Dynamical Formation Channels for Fast Radio Bursts in Globular Clusters

The repeating fast radio burst (FRB) localized to a globular cluster in M81 challenges our understanding of FRB models. In this Letter, we explore dynamical formation scenarios for objects in old globular clusters that may plausibly power FRBs. Using N-body simulations, we demonstrate that young neutron stars may form in globular clusters at a rate of up to $\sim50\,\rm{Gpc}^{-3}\,\rm{yr}^{-1}$ through a combination of binary white dwarf mergers, white dwarf--neutron star mergers, binary neutron star mergers, and accretion induced collapse of massive white dwarfs in binary systems.
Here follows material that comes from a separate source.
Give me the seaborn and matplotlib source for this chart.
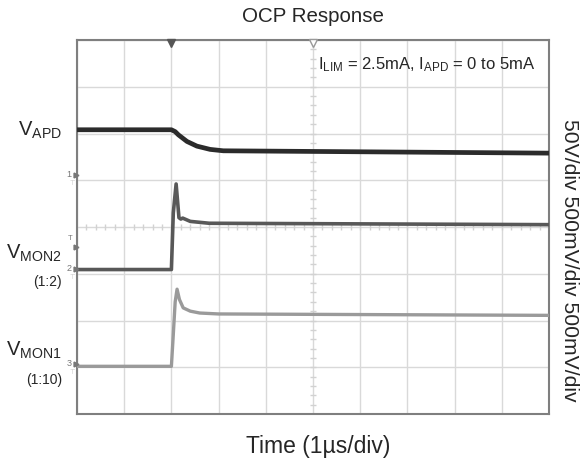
import numpy as np
import pandas as pd
import matplotlib
matplotlib.use('Agg')
import matplotlib.pyplot as plt
import seaborn as sns

# scope traces in divisions (x: 0-10, y: 0-8)
t_apd = [0, 2.0, 2.08, 2.15, 2.33, 2.54, 2.82, 3.1, 10]
v_apd = [6.08, 6.08, 6.04, 5.97, 5.83, 5.73, 5.66, 5.63, 5.58]

t_mon2 = [0, 2.0, 2.04, 2.1, 2.16, 2.2, 2.24, 2.4, 2.8, 10]
v_mon2 = [3.09, 3.09, 4.3, 4.92, 4.2, 4.17, 4.19, 4.12, 4.08, 4.05]

t_mon1 = [0, 2.0, 2.04, 2.08, 2.12, 2.17, 2.25, 2.4, 2.6, 3.0, 10]
v_mon1 = [1.02, 1.02, 1.7, 2.4, 2.67, 2.45, 2.27, 2.2, 2.16, 2.14, 2.11]

# channel ground markers on the left edge
ch_names = ['1', '2', '3']
ch_levels = [5.11, 3.1, 1.07]
trig_level = 3.57

sns.set_style('white')
plt.rcParams['font.family'] = ['Liberation Sans', 'DejaVu Sans']
plt.rcParams['mathtext.fontset'] = 'custom'
plt.rcParams['mathtext.rm'] = 'Liberation Sans'

df = pd.concat([
    pd.DataFrame({'t': t_apd, 'v': v_apd, 'ch': 'VAPD'}),
    pd.DataFrame({'t': t_mon2, 'v': v_mon2, 'ch': 'VMON2'}),
    pd.DataFrame({'t': t_mon1, 'v': v_mon1, 'ch': 'VMON1'}),
])
colors = {'VAPD': '#2b2b2b', 'VMON2': '#585858', 'VMON1': '#9a9a9a'}
widths = {'VAPD': 3.4, 'VMON2': 2.6, 'VMON1': 2.4}

fig = plt.figure(figsize=(5.81, 4.64), dpi=100)
ax = fig.add_axes([77 / 581, 49 / 464, 472 / 581, 374 / 464])

for name, g in df.groupby('ch', sort=False):
    sns.lineplot(data=g, x='t', y='v', ax=ax, color=colors[name],
                 linewidth=widths[name], estimator=None, sort=False, zorder=3)

ax.set_xlim(0, 10)
ax.set_ylim(0, 8)
ax.set_xticks(np.arange(0, 11, 1))
ax.set_yticks(np.arange(0, 9, 1))
ax.set_xticklabels([])
ax.set_yticklabels([])
ax.tick_params(length=0)
ax.grid(True, color='#d9d9d9', linewidth=1)
ax.set_xlabel('')
ax.set_ylabel('')
for s in ax.spines.values():
    s.set_color('#7f7f7f')
    s.set_linewidth(1.5)

# minor ticks on the centre lines
mt = np.arange(0.2, 10, 0.2)
ax.plot(mt, np.full_like(mt, 4.0), ls='none', marker='|', ms=4, color='#d2d2d2', zorder=2)
mt = np.arange(0.2, 8, 0.2)
ax.plot(np.full_like(mt, 5.0), mt, ls='none', marker='_', ms=4, color='#d2d2d2', zorder=2)

# trigger markers on top edge
ax.plot([2.0], [7.93], marker='v', ms=6, color='#555555', clip_on=False, zorder=5)
ax.plot([5.0], [7.93], marker='v', ms=6, mfc='white', mec='#999999', clip_on=False, zorder=5)

# channel markers on left edge
for nm, lv in zip(ch_names, ch_levels):
    ax.plot([-0.02], [lv], marker='>', ms=3.5, color='#777777', clip_on=False, zorder=5)
    ax.text(-0.12, lv + 0.03, nm, ha='right', va='center', fontsize=6.5, color='#777777', clip_on=False)
    ax.text(-0.1, lv - 0.13, r'$\top$', ha='center', va='center', fontsize=5, color='#999999',
            clip_on=False)
ax.plot([-0.02], [trig_level], marker='>', ms=3.5, color='#777777', clip_on=False, zorder=5)
ax.text(-0.1, trig_level + 0.2, 'T', ha='right', va='center', fontsize=5.5, color='#777777', clip_on=False)

fig.text(313 / 581, 1 - 17 / 464, 'OCP Response', ha='center', va='center', fontsize=14.8)
fig.text(318 / 581, 1 - 447 / 464, 'Time (1µs/div)', ha='center', va='center', fontsize=16.5)
fig.text(570 / 581, 1 - 260 / 464, '50V/div 500mV/div 500mV/div', rotation=270,
         ha='center', va='center', fontsize=15.2)
fig.text(318 / 581, 1 - 65 / 464,
         r'$\mathregular{I_{LIM}}$ = 2.5mA, $\mathregular{I_{APD}}$ = 0 to 5mA',
         ha='left', va='center', fontsize=12)

fig.text(62 / 581, 1 - 130 / 464, r'$\mathregular{V_{APD}}$', ha='right', va='center', fontsize=14.5)
fig.text(62 / 581, 1 - 253 / 464, r'$\mathregular{V_{MON2}}$', ha='right', va='center', fontsize=14.5)
fig.text(62 / 581, 1 - 282 / 464, '(1:2)', ha='right', va='center', fontsize=10)
fig.text(62 / 581, 1 - 350 / 464, r'$\mathregular{V_{MON1}}$', ha='right', va='center', fontsize=14.5)
fig.text(62 / 581, 1 - 380 / 464, '(1:10)', ha='right', va='center', fontsize=10)

fig.savefig('out.png', dpi=100)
We consider two FRB emission mechanisms: First, we show that a magnetically-powered source (e.g., a magnetar with field strength $\gtrsim10^{14}\,$G) is viable for radio emission efficiencies $\gtrsim10^{-4}$. This would require magnetic activity lifetimes longer than the associated spin-down timescales and longer than empirically-constrained lifetimes of Galactic magnetars. Alternatively, if these dynamical formation channels produce young rotation-powered neutron stars with spin periods of $\sim10\,$ms and magnetic fields of $\sim10^{11}\,$G (corresponding to spin-down lifetimes of $\gtrsim10^5\,$yr), the inferred event rate and energetics can be reasonably reproduced for order unity duty cycles. Additionally, we show that recycled millisecond pulsars or low-mass X-ray binaries similar to those well-observed in Galactic globular clusters may also be plausible channels, but only if their duty cycle for producing bursts similar to the M81 FRB is small.